Many of the most prominent leaders of the past month's opposition activities have been women, including exiled presidential candidate Svyatlana Tsikhanouskaya and detained members of the opposition Coordination Council like Maryya Kalesnikava and Lilia Vlasova.

Tikhanouskaya appealed last week for protesters to "remain peaceful" and urged international support to encourage a peaceful resolution to Belarus's "deep political crisis."

The second-largest grouping in the European Parliament, the Socialists and Democrats (S&D), this week nominated the “brave women of Belarus” -- Tsikhanouskaya, Kalesnikava, and Veranika Tsapkala, another opposition leader -- for this year's Sakharov Prize for human rights activities.

Tsikhanouskaya fled to Lithuania days after the election amid reports she might be arrested, while Tsapkala and her ex-diplomat husband went to Poland.

Kalesnikova reportedly tore up her passport to avoid being forced out of the country after being snatched off the street in Minsk, and remains in Belarusian detention.

In a press release announcing the nomination, Kati Piri, the S&D group's vice president, said that "we are firmly convinced that this year’s Sakharov Prize should honor the brave women of Belarus fighting for freedom and democracy in their country. We are particularly inspired by the three women who spearheaded the grassroots opposition campaign for last month’s presidential elections in an attempt to unseat autocratic dictator Alyaksandr Lukashenka."

The Belarusian Association of Journalists and former Belarusian presidential candidate Alyaksandr Milinkievich were awarded the prize in 2004 and 2006, respectively.

Teachers from the language department of Belarusian State University in Minsk on September 12 issued a video appeal for freedom of speech.

"Fear is bad, violence is bad, lies are bad. You can’t pretend like nothing’s happening," the appeal, which includes nine speakers from the school, says. "We have the right to have our beliefs and express them, we have the right to support each other. Students, we are with you..."

More than a dozen students were detained at a September 5 protest near the school's language department.

But anti-government cracks have also opened among segments of the population, like blue-collar workers, where Lukashenka has traditionally sought vocal public support in the past.

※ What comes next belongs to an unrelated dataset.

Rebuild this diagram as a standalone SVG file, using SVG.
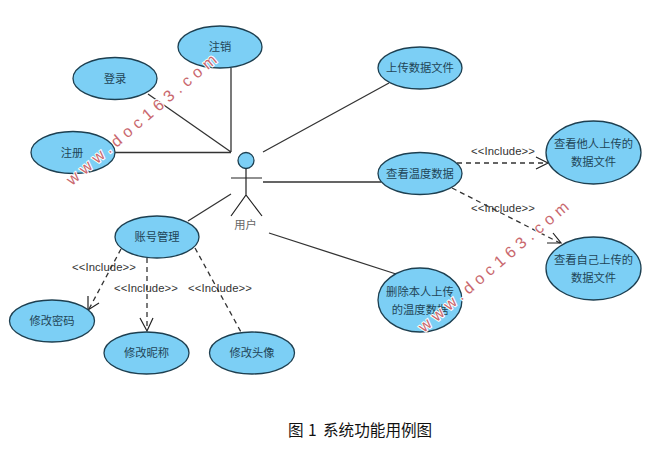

The strike committee at one of the world's largest processors and exporters of potash fertilizers, Belaruskali, said via Telegram on September 13 that one of its members, Raman Leonchyk, had been detained and was at a local police station.

Protest Crowd Swells In Belarus Despite Fresh Detentions, Official Volley At 'Unfeminine' Critics

Belarusian President Alyaksandr Lukashenka (left) with his Russian counterpart Vladimir Putin (file photo)

Lukashenka and Russian President Vladimir Putin will meet in the Black Sea resort of Sochi on September 14 for their first face-to-face talks since the Belarusian leader publicly pleaded for help from Moscow to put down the demonstrations.

Kremlin spokesman Dmitry Peskov said their talks would focus on energy cooperation and bilateral ties.

Putin has pressed a reluctant Lukashenka on closer military and political integration between their countries -- including by promising military assistance under a bilateral military pact, including a police force -- but has so far cautiously backed the embattled Belarusian strongman.

Russia's Defense Ministry said on September 13 that its troops would participate alongside Belarusian soldiers in the annual Slavic Brotherhood tactical exercise at Belarus's Brest training range from September 14 September 25.

A Russian paratrooper division will take part in drills beginning on September 14, it said.

Vyasna human rights center director Ales Byalyatski warned this week that Lukashenka would seek to intensify detentions and threats ahead of the Putin meeting "to show the Kremlin that the protests are abating and he is in control of the situation," adding, "but so far repression has had the opposite effect."

U.S. Deputy Secretary of State Stephen Biegun said on September 11 that Russia risked losing the friendship of the Belarusian people if the Kremlin continued to back Lukashenka.